Mathieu wanted to pass on his vanishing trade by creating a blacksmithing school and a place to preserve intangible heritage.

They completely restored and refurbished the old Riverside pumping station, and in 2000, the organization was founded.

“And that’s an issue that we will have worldwide. If we don’t pass on that knowledge and we don’t preserve it, we’re going to lose the techniques capable to restore and rebuild the type of building,” said Collette.

The 2019 fire damaged the Cathedral’s roof, walls, and spire. French officials chose to restore it to its original 800-year-old design. Mathieu forged 60 axes, allowing modern craftsmen to recreate the 13th-century wood marks.

“We know the techniques. We know what looked like the tools in that region in that time. We know what type of wood it is. But if you don’t have the blacksmith capable to do that type of tools, the carpenter won’t have the tools to make properly the right mark to put back the carpentry in place,” said Collette.

Les Forges de Montréal is one of the few schools in the world specializing in traditional edged tool blacksmithing.
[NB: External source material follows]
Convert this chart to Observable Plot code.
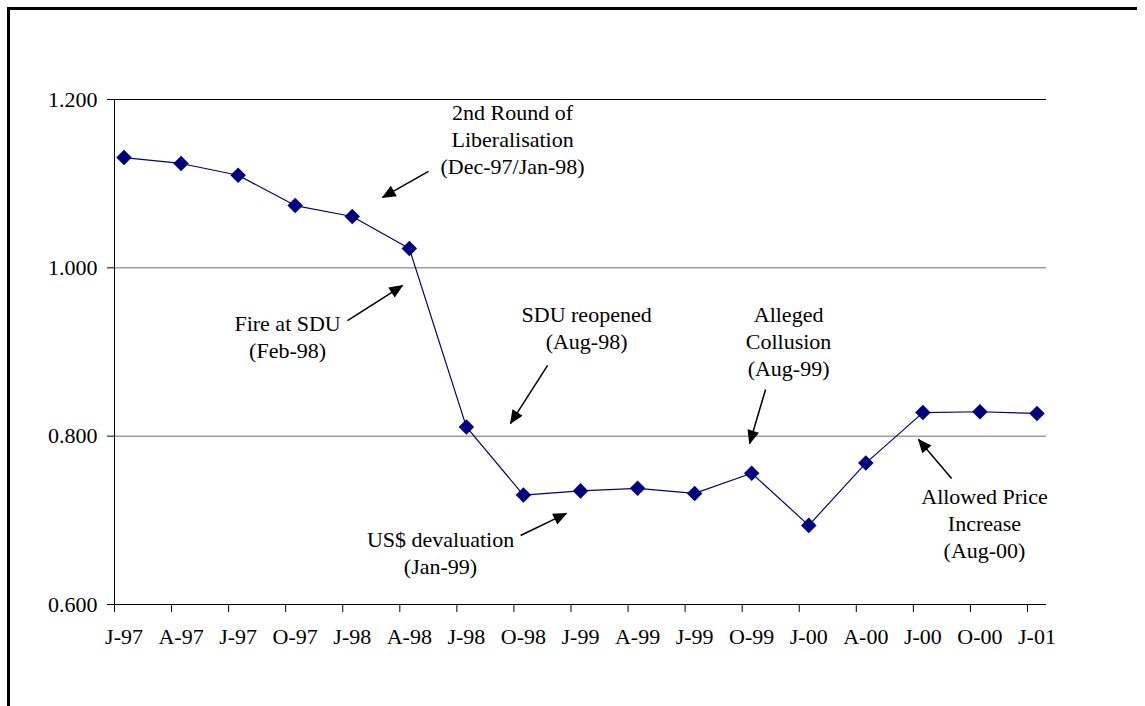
<!DOCTYPE html>
<html>
<head>
<meta charset="utf-8">
<script src="https://cdn.jsdelivr.net/npm/d3@7"></script>
<script src="https://cdn.jsdelivr.net/npm/@observablehq/plot@0.6"></script>
<style>
  html, body { margin: 0; padding: 0; background: #fff; }
  #wrap { position: relative; width: 1145px; height: 706px; overflow: hidden; }
  #frame { position: absolute; left: 7px; top: 7px; width: 1127px; height: 720px;
           border-left: 3px solid #000; border-top: 3px solid #000; pointer-events: none; }
  #chart { position: absolute; left: 0; top: 0; }
</style>
</head>
<body>
<div id="wrap"><div id="chart"></div><div id="frame"></div></div>
<script>
// ---- data ----
const tickLabels = ["J-97","A-97","J-97","O-97","J-98","A-98","J-98","O-98","J-99","A-99","J-99","O-99","J-00","A-00","J-00","O-00","J-01"];
const monthIndex = [0,3,6,9,12,15,18,21,24,27,30,33,36,39,42,45,48]; // months since Jan-97
const values = [1.131,1.124,1.110,1.074,1.061,1.023,0.811,0.730,0.735,0.738,0.732,0.756,0.694,0.768,0.828,0.829,0.827];
const yTicks = [0.6, 0.8, 1.0, 1.2];

const noteLabels = [
  "2nd Round of\nLiberalisation\n(Dec-97/Jan-98)",
  "Fire at SDU\n(Feb-98)",
  "SDU reopened\n(Aug-98)",
  "Alleged\nCollusion\n(Aug-99)",
  "US$ devaluation\n(Jan-99)",
  "Allowed Price\nIncrease\n(Aug-00)"
];
const noteX = [20.93, 9.10, 24.82, 35.44, 17.14, 45.74];
const noteY = [1.1537, 0.9196, 0.9297, 0.9137, 0.6624, 0.6981];

const arrowX1 = [16.51, 12.25, 22.77, 34.23, 21.35, 44.01];
const arrowY1 = [1.1145, 0.9374, 0.8840, 0.8555, 0.6820, 0.7498];
const arrowX2 = [14.09, 15.14, 20.82, 33.39, 23.76, 42.27];
const arrowY2 = [1.0836, 0.9790, 0.8151, 0.7913, 0.7082, 0.7961];

// ---- layout ----
const W = 1145, H = 706;
const mL = 114, mR = 99, mT = 99, mB = 102;
const xDomain = [0, 49], yDomain = [0.6, 1.2];
const FS = 22;

const series = monthIndex.map((m, i) => ({x: m + 0.5, v: values[i]}));
const notes = noteLabels.map((t, i) => ({label: t, x: noteX[i], y: noteY[i]}));
const arrows = arrowX1.map((_, i) => ({x1: arrowX1[i], y1: arrowY1[i], x2: arrowX2[i], y2: arrowY2[i]}));
const labelByPos = new Map(monthIndex.map((m, i) => [m + 0.5, tickLabels[i]]));

const xs = Plot.scale({x: {type: "linear", domain: xDomain, range: [mL, W - mR]}});
const ys = Plot.scale({y: {type: "linear", domain: yDomain, range: [H - mB, mT]}});
const angle = d => Math.atan2(ys.apply(d.y2) - ys.apply(d.y1), xs.apply(d.x2) - xs.apply(d.x1)) * 180 / Math.PI;

const headSymbol = {
  draw(ctx) { ctx.moveTo(1, 0); ctx.lineTo(-13, -6); ctx.lineTo(-13, 6); ctx.closePath(); }
};

const chart = Plot.plot({
  width: W, height: H,
  marginLeft: mL, marginRight: mR, marginTop: mT, marginBottom: mB,
  style: {fontFamily: "'Liberation Serif', 'Times New Roman', serif", fontSize: FS + "px", color: "#000", background: "#fff"},
  x: {type: "linear", domain: xDomain, axis: null},
  y: {type: "linear", domain: yDomain, axis: null},
  marks: [
    Plot.ruleY([1.2], {stroke: "#000", strokeWidth: 1}),
    Plot.ruleY([1.0, 0.8], {stroke: "#6e6e6e", strokeWidth: 1}),
    Plot.ruleY([0.6], {stroke: "#000", strokeWidth: 1}),
    Plot.ruleX([0], {y1: 0.6, y2: 1.2, stroke: "#000", strokeWidth: 1}),
    Plot.axisY({ticks: yTicks, tickFormat: d3.format(".3f"), tickSize: 7, tickPadding: 10, label: null, fontSize: FS, stroke: "#000", strokeOpacity: 1}),
    Plot.axisX({ticks: monthIndex, tickFormat: () => "", tickSize: 8, label: null, stroke: "#000", strokeOpacity: 1}),
    Plot.axisX({ticks: monthIndex.map(m => m + 0.5), tickFormat: d => labelByPos.get(d), tickSize: 0, tickPadding: 24, label: null, fontSize: FS}),
    Plot.line(series, {x: "x", y: "v", stroke: "#000080", strokeWidth: 1.2}),
    Plot.dot(series, {x: "x", y: "v", symbol: "diamond2", r: 7, fill: "#000080", stroke: "none"}),
    Plot.link(arrows, {x1: "x1", y1: "y1", x2: "x2", y2: "y2", stroke: "#000", strokeWidth: 1.5}),
    Plot.dot(arrows, {x: "x2", y: "y2", symbol: headSymbol, r: 5, fill: "#000", stroke: "none", rotate: angle}),
    Plot.text(notes, {x: "x", y: "y", text: "label", textAnchor: "middle", lineAnchor: "middle", lineHeight: 27 / FS, fontSize: FS, fill: "#000"})
  ]
});
document.getElementById("chart").appendChild(chart);
</script>
</body>
</html>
To date, 26 blacksmiths have been trained there and are now carrying on the craft, offering a sense of relief to the man entrusted with an important responsibility, which is often heavy on his shoulders.

“We blacksmiths work in the shadow since centuries, making our tools, tongs, hammers, to make tool for other trades.  And the other trades use our tools to make architecture buildings and everything. That fire in Notre-Dame put a light on us. Otherwise not many people would know that blacksmiths make tools for the history of humankind,” said Collette.